Web site pulls together data

on hospital quality in 4 areas

Patients and their families in Pennsylvania can now go to a single Web site - www.phcqa.org - to learn about the quality of local hospitals.

The Pennsylvania Health Care Quality Alliance - a coalition of the state's four Blue Cross and Blue Shield health insurers as well as its hospitals, doctors and government health agencies - developed the site so that patients can learn about hospital quality from a range of sources in four key areas: heart, heart failure, pneumonia, and hospital-associated infections.
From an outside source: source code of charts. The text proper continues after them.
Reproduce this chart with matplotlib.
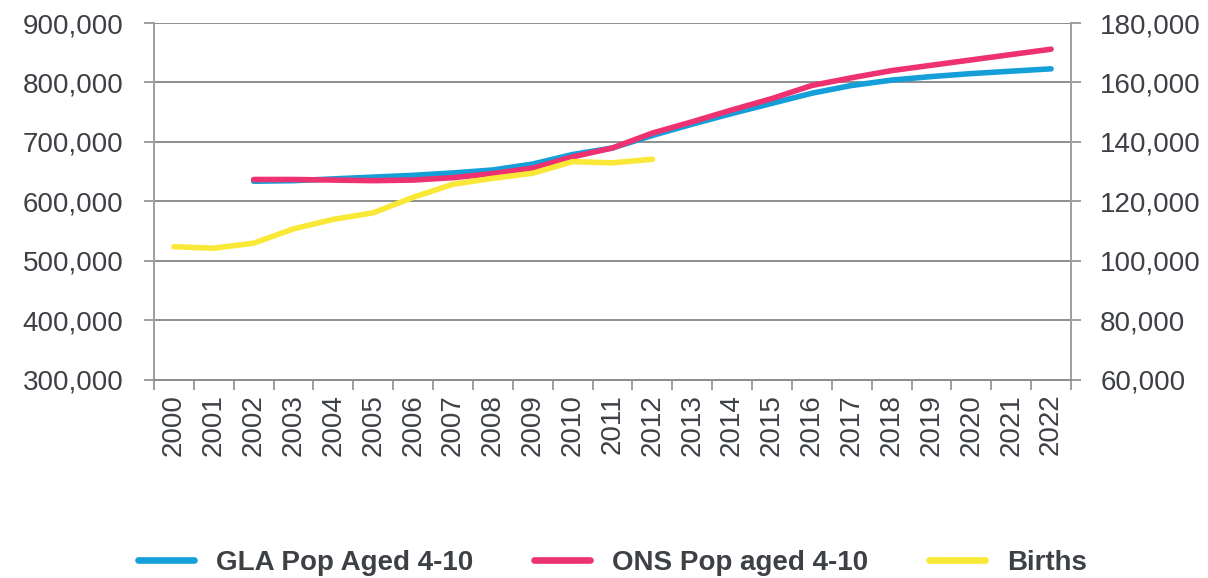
import matplotlib.pyplot as plt
import numpy as np
from matplotlib.ticker import FuncFormatter

plt.rcParams['font.family'] = ['Liberation Sans', 'DejaVu Sans']

years = [str(y) for y in range(2000, 2023)]

# GLA / ONS start in 2002, births end in 2012
gla_pop = [None, None, 634000, 635000, 638000, 641000, 644000, 648000, 653000, 663000,
           679000, 690000, 711000, 730000, 748000, 765000, 782000, 795000, 804000,
           810000, 815000, 819000, 823000]
ons_pop = [None, None, 637000, 637000, 636000, 635000, 636000, 640000, 647000, 656000,
           675000, 690000, 715000, 734000, 754000, 773000, 795000, 808000, 820000,
           829000, 838000, 847000, 856000]
births = [104800, 104300, 106000, 110800, 114000, 116200, 121400, 125800, 127800,
          129500, 133400, 133000, 134200, None, None, None, None, None, None, None,
          None, None, None]

BLUE = '#159fd9'
PINK = '#ee3171'
YELLOW = '#f9e936'
GREY = '#8e8e8e'
TEXT = '#3d4045'
FS = 20


def to_array(values):
    return np.array([np.nan if v is None else v for v in values], dtype=float)


fig = plt.figure(figsize=(12.08, 5.78), dpi=100)
ax = fig.add_axes([0.1275, 0.3426, 0.7591, 0.6176])
ax2 = ax.twinx()

x = np.arange(len(years))
lw = 4.0
ax.plot(x, to_array(gla_pop), color=BLUE, lw=lw, solid_capstyle='round', label='GLA Pop Aged 4-10', zorder=3)
ax.plot(x, to_array(ons_pop), color=PINK, lw=lw, solid_capstyle='round', label='ONS Pop aged 4-10', zorder=4)
ax2.plot(x, to_array(births), color=YELLOW, lw=lw, solid_capstyle='round', label='Births', zorder=3)

ax.set_xlim(-0.5, len(years) - 0.5)
ax.set_ylim(300000, 900000)
ax2.set_ylim(60000, 180000)
ax.set_yticks(np.arange(300000, 900001, 100000))
ax2.set_yticks(np.arange(60000, 180001, 20000))

fmt = FuncFormatter(lambda v, p: f'{int(v):,}')
ax.yaxis.set_major_formatter(fmt)
ax2.yaxis.set_major_formatter(fmt)

ax.set_xticks(x)
ax.set_xticklabels(years, rotation=90)
ax.set_xticks(np.arange(-0.5, len(years)), minor=True)
ax.tick_params(axis='x', which='major', length=0, pad=10, labelsize=FS, colors=TEXT)
ax.tick_params(axis='x', which='minor', length=7, width=1.2, color=GREY)
ax.tick_params(axis='y', length=7, width=1.2, color=GREY, labelsize=FS, labelcolor=TEXT, pad=15)
ax2.tick_params(axis='y', length=7, width=1.2, color=GREY, labelsize=FS, labelcolor=TEXT, pad=14)

ax.grid(axis='y', color=GREY, lw=1.4)
ax.set_axisbelow(True)
for a in (ax, ax2):
    a.spines['top'].set_visible(False)
    a.spines['bottom'].set_color(GREY)
    a.spines['left'].set_color('#a0a0a0')
    a.spines['right'].set_color('#a0a0a0')
    for s in a.spines.values():
        s.set_linewidth(1.4)

h1, l1 = ax.get_legend_handles_labels()
h2, l2 = ax2.get_legend_handles_labels()
leg = fig.legend(h1 + h2, l1 + l2, loc='center', bbox_to_anchor=(0.507, 0.026), ncol=3,
                 frameon=False, handlelength=2.0, handletextpad=0.8, columnspacing=2.2,
                 borderpad=0, prop={'weight': 'bold', 'size': FS}, labelcolor=TEXT)
for line in leg.get_lines():
    line.set_linewidth(4.8)

fig.savefig('out.png', dpi=100)
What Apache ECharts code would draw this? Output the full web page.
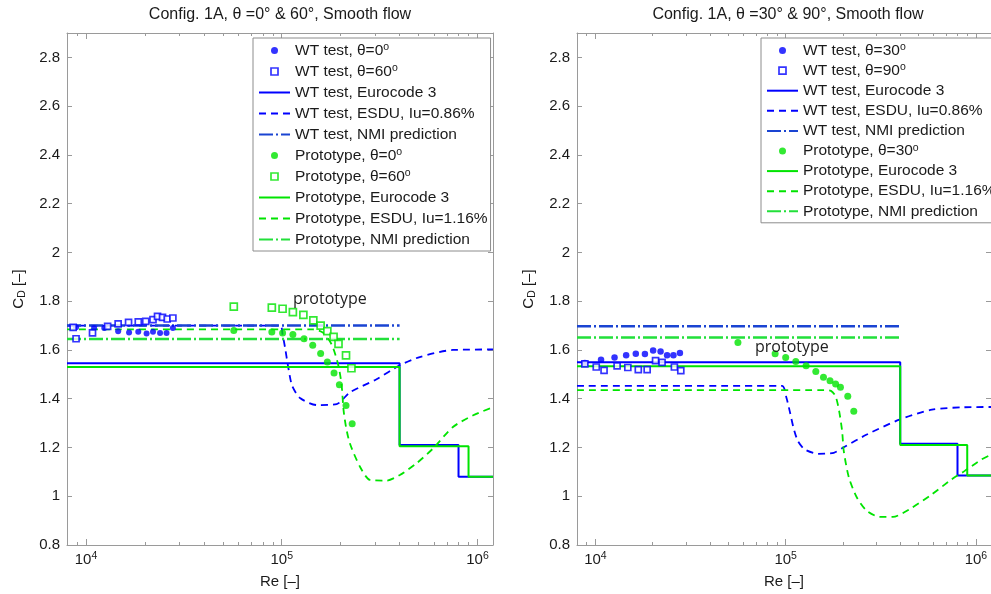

Searchable information on the site comes from the federal Centers for Medicare and Medicaid Services, the Pennsylvania Health Care Cost Containment Council, and the Joint Commission, a group that accredits hospitals. More clinical topics and quality measures will be added as they are developed.

Much of the data has been available in some form on the Web. Bringing it together into one, user-friendly place was the result of the unique partnership of insurers, health-care providers and government regulators, said I. Steven Udvarhelyi, chief medical officer of Independence Blue Cross.

- Josh Goldstein

Smoking history raises chance of aneurysm recurrence

Smoking is a known risk factor for the development and rupture of a cerebral brain aneurysm - a weak, ballooning spot in a blood vessel in the brain.

Now, researchers from Thomas Jefferson Hospital, Drexel University and elsewhere have found that a history of smoking increases the chance an aneurysm will reoccur after the treatment they examined.

The study looked at records of 110 patients who underwent coil embolization, in which a tiny coil implanted at the weak spot becomes covered by a blood clot, thus blocking off the aneurysm.

After an average of 24 months, tests showed that the aneurysm was again bulging in 14 men and 32 women. Of these 46 patients, 35 - 76 percent - had a history of smoking.

The study, which appears in the April issue of the Journal of Neurosurgery, was too small to detect whether patients who quit smoking after coil embolization reduced their risk of aneurysm recurrence.

Nonetheless, the researchers conclude that smokers with cerebral aneurysms should be "aggressively counseled" to kick the habit.

- Marie McCullough

Ibuprofen blocks aspirin

benefit for stroke patients

A daily aspirin is often recommended to lessen the risk of a second stroke, because it prevents platelets from clumping together. But that benefit may disappear for those who also take ibuprofen or similar drugs, a small study found.

The researchers identified 28 stroke patients who were taking both kinds of medication. None showed evidence that the aspirin prevented their platelets from clumping.

Eighteen of the patients agreed to stop ibuprofen or a similar drug called naproxen while continuing to take the aspirin. Two to four weeks later, the aspirin was able to do its business: Platelet clumping was significantly reduced in all 18 patients.

The study, by researchers at the University at Buffalo, N.Y., and Dent Neurologic Institute, was published in a recent issue of the Journal of Clinical Pharmacology and is available at http://jcp.sagepub.com/cgi/reprint/48/1/117.

- Tom Avril

Spinal injuries less likely when

seat belts used with air bags

Some drivers and front-seat passengers mistakenly believe that air bags are for people who don't like to wear seat belts. New research shows that when belts and bags are used in combination, accident victims are less likely to suffer cervical spine fractures and other spinal cord injuries.

The study, published in the March 15 issue of the journal Spine, looked at 12,700 patients with spinal injuries from auto accidents between 1990 and 2002. About 5,500 patients had fractures of the spine, and the study focused on them.

When drivers and front-seat passengers failed to strap in, 54 percent suffered cervical spine fractures compared with 42 percent who benefited from both the belts and the air bags.

Part of the explanation, wrote the researchers, from the University of Pittsburgh, may be that air bags were designed to be used with seat belts, which help position the body for optimal protection from an air bag deploying in a crash.

The authors also noted that passengers and drivers who failed to use a seat belt had more severe injuries and spent more time in the hospital.